Monday, March 3, 2008

Is This the End?

The Real Super Tuesday

It could all be over before you know it. How has the last year of the primary campaign treated you? Tomorrow could be the decisive day that anoints presumed nominees as the actual representative of the party. The campaigns know that it is now or never time. No one in the Democratic Party wants to see this fight continue within the party. It is time to rally against McCain. While the Republicans will vote tomorrow, their totals are already fairly moot. John McCain can theoretically be beaten, but this is the real election, not a political science classroom. Mike Huckabee should be mathematically eliminated after the votes are totaled tomorrow night. All polls point to the exit.

Texas, Ohio, Rhode Island and Vermont will state their preference tomorrow and many leaders are saying that this will be the last election to watch before it is time to settle on a nominee. Republicans will be focused on the general election – Democrats will want to keep pace and figure out their race just as fast.

Barack and a Hard Place

And on Sunday our Governor, Bill Richardson kept fighting to hold his silence on his preference in the race. On CBS’s Face the Nation, Richardson continued his balancing act and kept his preferences to himself. And for good reason. The handful of voters that will follow his endorsement in the four states tomorrow are not worth alienation from the side he snubs. As discussed in Tuesday’s coverage, his endorsement of the Clinton is more likely due to his loyalty, but it shows him little chance of eventually paying off. Endorsing Obama – the predicted nominee by all odds makers -- is a general hit against his political loyalty but shows better promise of leading to a cabinet level appointment.

Richardson has played a very careful game of wavering between the candidates. In Iowa, he was accused of sending his non-viable supporters to Obama’s corner. In debates, his rhetoric on the importance of experience was interpreted as support for Clinton (maybe he was talking about his own experience? He had a lot of good stuff, after all.). “I may wake up tomorrow and do it. Then I may not,” Big Bill said. He is wise enough to wait this long, but is now joining the choir of voices asking for the loser of tomorrow’s elections surrender their pursuit of the nomination. Call it a quiet endorsement of Obama if you’d like . . . he’ll spin it right back the other way.

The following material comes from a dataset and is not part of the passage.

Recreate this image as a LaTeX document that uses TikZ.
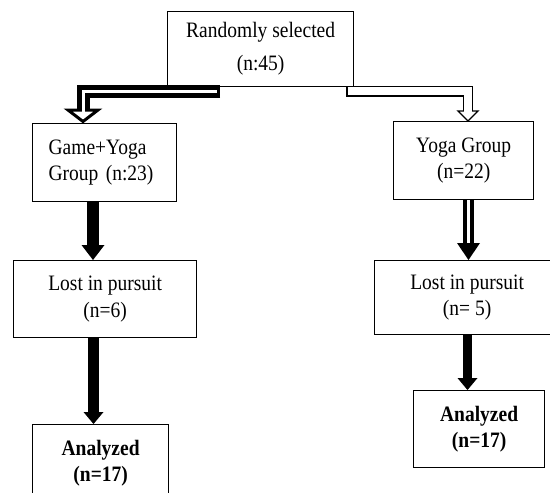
\documentclass[tikz,border=0pt]{standalone}
\usepackage{fontspec}
\setmainfont{Liberation Serif}[FakeStretch=0.886]
\usetikzlibrary{calc,arrows.meta}
\begin{document}
\begin{tikzpicture}[x=1pt,y=-1pt,
  box/.style={draw=black, line width=1.3pt, rectangle, anchor=north west,
    inner sep=0pt, align=center, font=\fontsize{22}{26.5}\selectfont},
  shaft/.style={line width=#1, line join=miter},
  solidtip/.style n args={3}{line width=#1, -{Triangle[length=#2, width=#3, line width=0pt]}},
  openhead/.style={line width=#1, fill=white, draw=black, line join=miter}
]
\useasboundingbox (0,0) rectangle (550,493);
\clip (0,0) rectangle (550,493);

% boxes
\node[box, font=\fontsize{22}{33}\selectfont, minimum width=186pt, minimum height=75pt] (top) at (167,11) {Randomly selected\\(n:45)};
\node[box, minimum width=144pt, minimum height=78pt, text width=112pt, align=left] (gy) at (32,123) {Game+Yoga\\Group (n:23)};
\node[box, minimum width=140pt, minimum height=78pt] (yg) at (393,121) {Yoga Group\\(n=22)};
\node[box, minimum width=183pt, minimum height=77pt] (lostL) at (13,260) {Lost in pursuit\\(n=6)};
\node[box, minimum width=185pt, minimum height=74pt] (lostR) at (374,260) {Lost in pursuit\\(n= 5)};
\node[box, minimum width=136pt, minimum height=77pt] (anaL) at (32,424) {\textbf{Analyzed}\\\textbf{(n=17)}};
\node[box, minimum width=131pt, minimum height=77pt] (anaR) at (413,390) {\textbf{Analyzed}\\\textbf{(n=17)}};

% top-left: thick double arrow
\coordinate (tl0) at ($(top.south west)+(53,4.5)$);
\coordinate (tl1) at ($(gy.north west)+(51,-13)$);
\draw[shaft=13pt] (tl0) -| (tl1);
\draw[openhead=3pt] ($(gy.north west)+(36,-13)$) -- ($(gy.north west)+(66,-13)$) -- ($(gy.north west)+(51,-1.5)$) -- cycle;
\draw[shaft=3pt, white, shorten <=3.5pt] (tl0) -| ($(tl1)+(0,2)$);

% top-right: hollow arrow
\coordinate (tr0) at ($(top.south east)+(-8,4)$);
\coordinate (tr1) at ($(yg.north west)+(75,-10)$);
\draw[shaft=10.5pt] (tr0) -| (tr1);
\draw[openhead=1.3pt] ($(yg.north west)+(65,-10)$) -- ($(yg.north west)+(85,-10)$) -- ($(yg.north west)+(75,0)$) -- cycle;
\draw[shaft=8pt, white, shorten <=1.3pt] (tr0) -| ($(tr1)+(0,1.5)$);

% Yoga Group -> Lost (right): double shaft, solid head
\draw[solidtip={10.5pt}{17pt}{23pt}] ($(yg.south west)+(75.5,0)$) -- ($(lostR.north west)+(94.5,0)$);
\draw[shaft=3.5pt, white] ($(yg.south west)+(75.5,0)$) -- ($(lostR.north west)+(94.5,-17)$);

% solid arrows
\draw[solidtip={12pt}{15pt}{23pt}] ($(gy.south west)+(61,0)$) -- ($(lostL.north west)+(80,0)$);
\draw[solidtip={11pt}{12pt}{20pt}] ($(lostL.south west)+(80.5,0)$) -- ($(anaL.north west)+(61.5,0)$);
\draw[solidtip={9.5pt}{12pt}{20pt}] ($(lostR.south west)+(93.5,0)$) -- ($(anaR.north west)+(54.5,0)$);
\end{tikzpicture}
\end{document}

Political Home Remodeling Part 2

Facing an unresponsive electorate, Right Wing Radio, Campaign Clinton and any other Obama-fearing politician has followed up the “Kitchen Sink attacks” with a new fridge, dishwasher and oven. They know the urgency of the historic Super Tuesday states and how they are the end of this primary campaign. They also know that Obama is only gaining momentum and voters are continue to fall to his side despite the best attempts of Clinton’s campaign.

The shallow record only brought more people to support him. Rumors of Islamic schooling and pictures in a traditional Somali dress were not enough to scare people out of voting for him. Bill Cunningham recognized this urgency and went for the insult all political staffers have seen for the last year, but have been too ethical, too moral, too decent, too respectful . . . too politically correct to use. The right wing Cincinnati talker known for his inflammatory rhetoric and low brow attacks referred to Senator Obama by his middle name – Hussein.

According to a news man working in the city, the listening area has seen this cheap shot for what it is: a last ditch effort to save a failing campaign. While Cunningham would as easily insult Senator Clinton, he sees Obama as the unbeatable candidate that GOP knows he is. He says Cincy voters are ashamed of the attention and will not be swayed by the attacks. Surely a few people are ignorant enough to make the links and support Clinton from it. But as many will be turned off from voting entirely or will support Obama in defiance. He adds that it has passed and won’t weigh heavily on voters minds tomorrow. The Hussein Bomb has been dropped and the dust has settled, but accusations of an inability to fight the war on terrorism will persist through November.